____ Dataset content

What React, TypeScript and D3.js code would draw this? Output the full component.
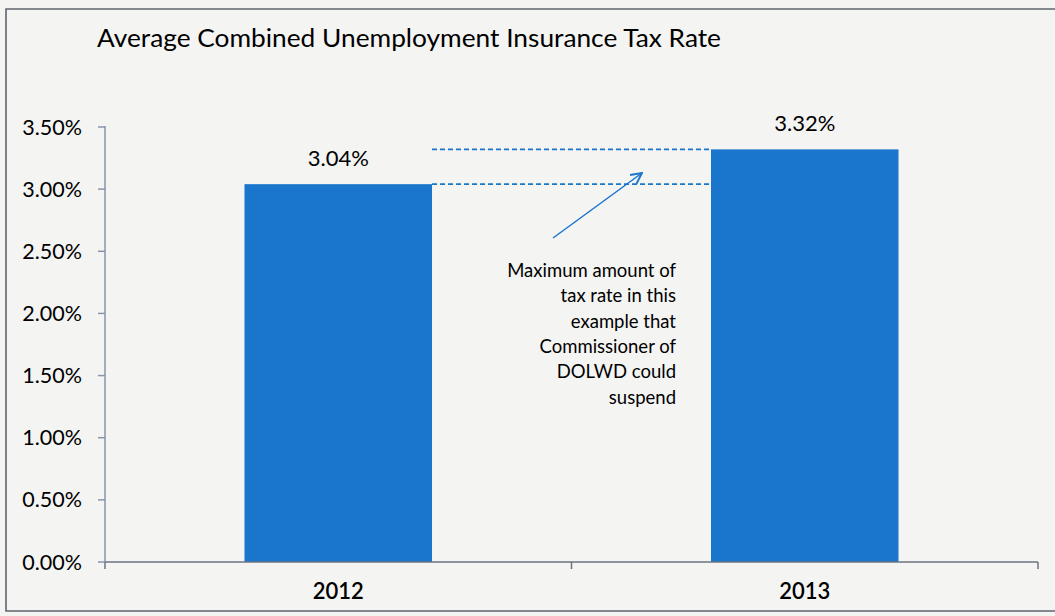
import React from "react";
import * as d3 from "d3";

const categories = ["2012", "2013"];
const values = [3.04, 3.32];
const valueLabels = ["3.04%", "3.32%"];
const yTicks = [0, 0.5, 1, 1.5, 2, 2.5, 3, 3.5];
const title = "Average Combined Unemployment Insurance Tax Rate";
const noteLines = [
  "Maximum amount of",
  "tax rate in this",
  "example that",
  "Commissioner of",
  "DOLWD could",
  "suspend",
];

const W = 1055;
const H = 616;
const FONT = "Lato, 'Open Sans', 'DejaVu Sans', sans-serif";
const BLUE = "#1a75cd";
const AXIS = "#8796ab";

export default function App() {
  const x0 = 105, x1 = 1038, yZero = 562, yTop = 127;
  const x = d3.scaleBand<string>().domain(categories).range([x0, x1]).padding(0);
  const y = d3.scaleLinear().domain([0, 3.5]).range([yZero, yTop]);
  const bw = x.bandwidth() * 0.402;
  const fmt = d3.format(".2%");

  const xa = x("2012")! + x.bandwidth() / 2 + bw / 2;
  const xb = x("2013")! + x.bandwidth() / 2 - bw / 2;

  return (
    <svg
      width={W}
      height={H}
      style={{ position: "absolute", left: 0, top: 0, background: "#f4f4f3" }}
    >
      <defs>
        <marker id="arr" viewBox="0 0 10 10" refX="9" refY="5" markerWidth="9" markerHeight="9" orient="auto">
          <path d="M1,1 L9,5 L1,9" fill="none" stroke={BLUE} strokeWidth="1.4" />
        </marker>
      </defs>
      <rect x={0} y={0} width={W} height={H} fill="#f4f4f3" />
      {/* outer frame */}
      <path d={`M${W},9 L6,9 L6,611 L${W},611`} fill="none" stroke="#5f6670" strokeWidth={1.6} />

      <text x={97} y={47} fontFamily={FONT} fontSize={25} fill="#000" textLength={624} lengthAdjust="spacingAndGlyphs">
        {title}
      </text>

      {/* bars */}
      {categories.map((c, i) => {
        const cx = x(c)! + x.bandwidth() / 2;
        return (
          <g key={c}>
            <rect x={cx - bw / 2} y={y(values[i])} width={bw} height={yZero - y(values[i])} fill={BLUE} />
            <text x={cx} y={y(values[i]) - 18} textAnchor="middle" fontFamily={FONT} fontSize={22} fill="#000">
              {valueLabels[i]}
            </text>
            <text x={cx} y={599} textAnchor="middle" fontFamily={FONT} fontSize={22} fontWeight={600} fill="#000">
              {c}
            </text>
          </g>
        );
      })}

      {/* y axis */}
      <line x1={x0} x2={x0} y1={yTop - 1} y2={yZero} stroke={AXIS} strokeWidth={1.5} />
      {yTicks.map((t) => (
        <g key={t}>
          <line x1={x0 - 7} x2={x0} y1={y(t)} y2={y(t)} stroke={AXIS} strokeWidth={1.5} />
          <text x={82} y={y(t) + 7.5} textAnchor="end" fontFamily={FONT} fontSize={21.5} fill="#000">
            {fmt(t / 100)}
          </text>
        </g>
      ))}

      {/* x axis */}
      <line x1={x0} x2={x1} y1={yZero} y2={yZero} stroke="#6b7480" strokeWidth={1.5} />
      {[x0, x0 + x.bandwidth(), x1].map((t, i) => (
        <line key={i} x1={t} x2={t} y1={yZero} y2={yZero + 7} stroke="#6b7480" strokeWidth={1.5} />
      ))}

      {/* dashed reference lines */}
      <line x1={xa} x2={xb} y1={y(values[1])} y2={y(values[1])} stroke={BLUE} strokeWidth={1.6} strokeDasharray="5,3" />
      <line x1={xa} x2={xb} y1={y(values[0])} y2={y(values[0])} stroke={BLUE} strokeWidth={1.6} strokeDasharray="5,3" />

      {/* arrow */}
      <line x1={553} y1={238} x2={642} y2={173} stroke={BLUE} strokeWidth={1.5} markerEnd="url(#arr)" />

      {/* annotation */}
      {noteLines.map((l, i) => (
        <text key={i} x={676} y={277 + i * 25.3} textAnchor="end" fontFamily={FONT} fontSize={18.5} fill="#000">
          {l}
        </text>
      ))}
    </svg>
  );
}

________

#### [What you are asked to do]
Leave out any pictures, please, and quote only the lines from the top of the data through the line that contains "import * as".

#### [Result of the task]
What React, TypeScript and D3.js code would draw this? Output the full component.
import React from "react";
import * as d3 from "d3";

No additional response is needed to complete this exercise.